• _DATA_
## Start

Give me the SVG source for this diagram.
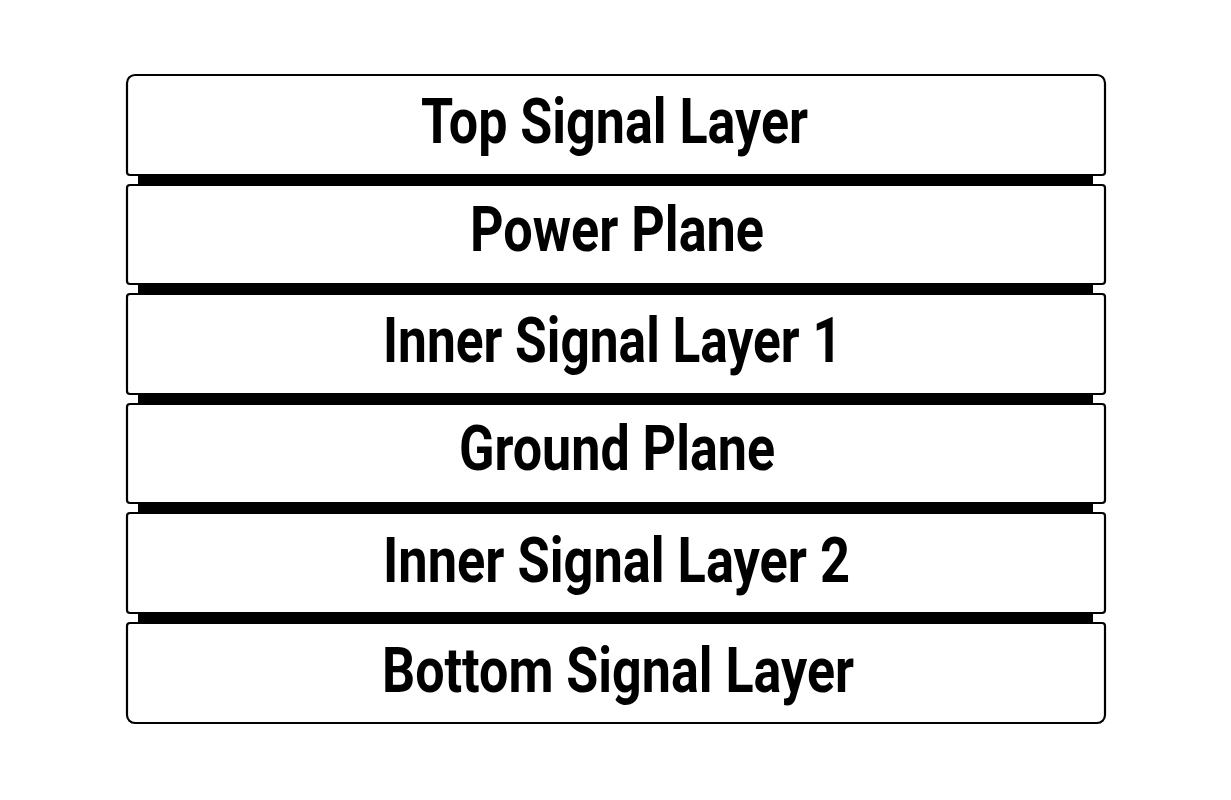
<svg xmlns="http://www.w3.org/2000/svg" width="1231" height="800" viewBox="0 0 1231 800">
<style>
.box{fill:#fff;stroke:#000;stroke-width:2.2}
.bar{fill:#000}
.lbl{font-family:Roboto,"Liberation Sans",sans-serif;font-weight:bold;font-size:63px;fill:#000}
</style>
<rect width="1231" height="800" fill="#fff"/>
<g id="connectors">
<rect class="bar" x="138" y="175" width="955" height="10"/>
<rect class="bar" x="138" y="284" width="955" height="10"/>
<rect class="bar" x="138" y="394" width="955" height="10"/>
<rect class="bar" x="138" y="503" width="955" height="10"/>
<rect class="bar" x="138" y="613" width="955" height="10"/>
</g>
<g id="top-signal">
<path class="box" d="M135,75 H1097 A8,8 0 0 1 1105,83 V172 A3,3 0 0 1 1102,175 H130 A3,3 0 0 1 127,172 V83 A8,8 0 0 1 135,75 Z"/>
<text class="lbl" x="421" y="143" textLength="387" lengthAdjust="spacingAndGlyphs">Top Signal Layer</text>
</g>
<g id="power-plane">
<path class="box" d="M130,185 H1102 A3,3 0 0 1 1105,188 V281 A3,3 0 0 1 1102,284 H130 A3,3 0 0 1 127,281 V188 A3,3 0 0 1 130,185 Z"/>
<text class="lbl" x="470" y="251" textLength="294" lengthAdjust="spacingAndGlyphs">Power Plane</text>
</g>
<g id="inner-signal-1">
<path class="box" d="M130,294 H1102 A3,3 0 0 1 1105,297 V391 A3,3 0 0 1 1102,394 H130 A3,3 0 0 1 127,391 V297 A3,3 0 0 1 130,294 Z"/>
<text class="lbl" x="383" y="362" textLength="459" lengthAdjust="spacingAndGlyphs">Inner Signal Layer 1</text>
</g>
<g id="ground-plane">
<path class="box" d="M130,404 H1102 A3,3 0 0 1 1105,407 V500 A3,3 0 0 1 1102,503 H130 A3,3 0 0 1 127,500 V407 A3,3 0 0 1 130,404 Z"/>
<text class="lbl" x="459" y="470" textLength="316" lengthAdjust="spacingAndGlyphs">Ground Plane</text>
</g>
<g id="inner-signal-2">
<path class="box" d="M130,513 H1102 A3,3 0 0 1 1105,516 V610 A3,3 0 0 1 1102,613 H130 A3,3 0 0 1 127,610 V516 A3,3 0 0 1 130,513 Z"/>
<text class="lbl" x="383" y="582" textLength="467" lengthAdjust="spacingAndGlyphs">Inner Signal Layer 2</text>
</g>
<g id="bottom-signal">
<path class="box" d="M130,623 H1102 A3,3 0 0 1 1105,626 V715 A8,8 0 0 1 1097,723 H135 A8,8 0 0 1 127,715 V626 A3,3 0 0 1 130,623 Z"/>
<text class="lbl" x="382" y="692" textLength="472" lengthAdjust="spacingAndGlyphs">Bottom Signal Layer</text>
</g>
</svg>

## End

• _YOUR OBJECTIVE_
Transcribe the full listing character for character. Pictures are excluded.

• _REPLY_
Give me the SVG source for this diagram.
<svg xmlns="http://www.w3.org/2000/svg" width="1231" height="800" viewBox="0 0 1231 800">
<style>
.box{fill:#fff;stroke:#000;stroke-width:2.2}
.bar{fill:#000}
.lbl{font-family:Roboto,"Liberation Sans",sans-serif;font-weight:bold;font-size:63px;fill:#000}
</style>
<rect width="1231" height="800" fill="#fff"/>
<g id="connectors">
<rect class="bar" x="138" y="175" width="955" height="10"/>
<rect class="bar" x="138" y="284" width="955" height="10"/>
<rect class="bar" x="138" y="394" width="955" height="10"/>
<rect class="bar" x="138" y="503" width="955" height="10"/>
<rect class="bar" x="138" y="613" width="955" height="10"/>
</g>
<g id="top-signal">
<path class="box" d="M135,75 H1097 A8,8 0 0 1 1105,83 V172 A3,3 0 0 1 1102,175 H130 A3,3 0 0 1 127,172 V83 A8,8 0 0 1 135,75 Z"/>
<text class="lbl" x="421" y="143" textLength="387" lengthAdjust="spacingAndGlyphs">Top Signal Layer</text>
</g>
<g id="power-plane">
<path class="box" d="M130,185 H1102 A3,3 0 0 1 1105,188 V281 A3,3 0 0 1 1102,284 H130 A3,3 0 0 1 127,281 V188 A3,3 0 0 1 130,185 Z"/>
<text class="lbl" x="470" y="251" textLength="294" lengthAdjust="spacingAndGlyphs">Power Plane</text>
</g>
<g id="inner-signal-1">
<path class="box" d="M130,294 H1102 A3,3 0 0 1 1105,297 V391 A3,3 0 0 1 1102,394 H130 A3,3 0 0 1 127,391 V297 A3,3 0 0 1 130,294 Z"/>
<text class="lbl" x="383" y="362" textLength="459" lengthAdjust="spacingAndGlyphs">Inner Signal Layer 1</text>
</g>
<g id="ground-plane">
<path class="box" d="M130,404 H1102 A3,3 0 0 1 1105,407 V500 A3,3 0 0 1 1102,503 H130 A3,3 0 0 1 127,500 V407 A3,3 0 0 1 130,404 Z"/>
<text class="lbl" x="459" y="470" textLength="316" lengthAdjust="spacingAndGlyphs">Ground Plane</text>
</g>
<g id="inner-signal-2">
<path class="box" d="M130,513 H1102 A3,3 0 0 1 1105,516 V610 A3,3 0 0 1 1102,613 H130 A3,3 0 0 1 127,610 V516 A3,3 0 0 1 130,513 Z"/>
<text class="lbl" x="383" y="582" textLength="467" lengthAdjust="spacingAndGlyphs">Inner Signal Layer 2</text>
</g>
<g id="bottom-signal">
<path class="box" d="M130,623 H1102 A3,3 0 0 1 1105,626 V715 A8,8 0 0 1 1097,723 H135 A8,8 0 0 1 127,715 V626 A3,3 0 0 1 130,623 Z"/>
<text class="lbl" x="382" y="692" textLength="472" lengthAdjust="spacingAndGlyphs">Bottom Signal Layer</text>
</g>
</svg>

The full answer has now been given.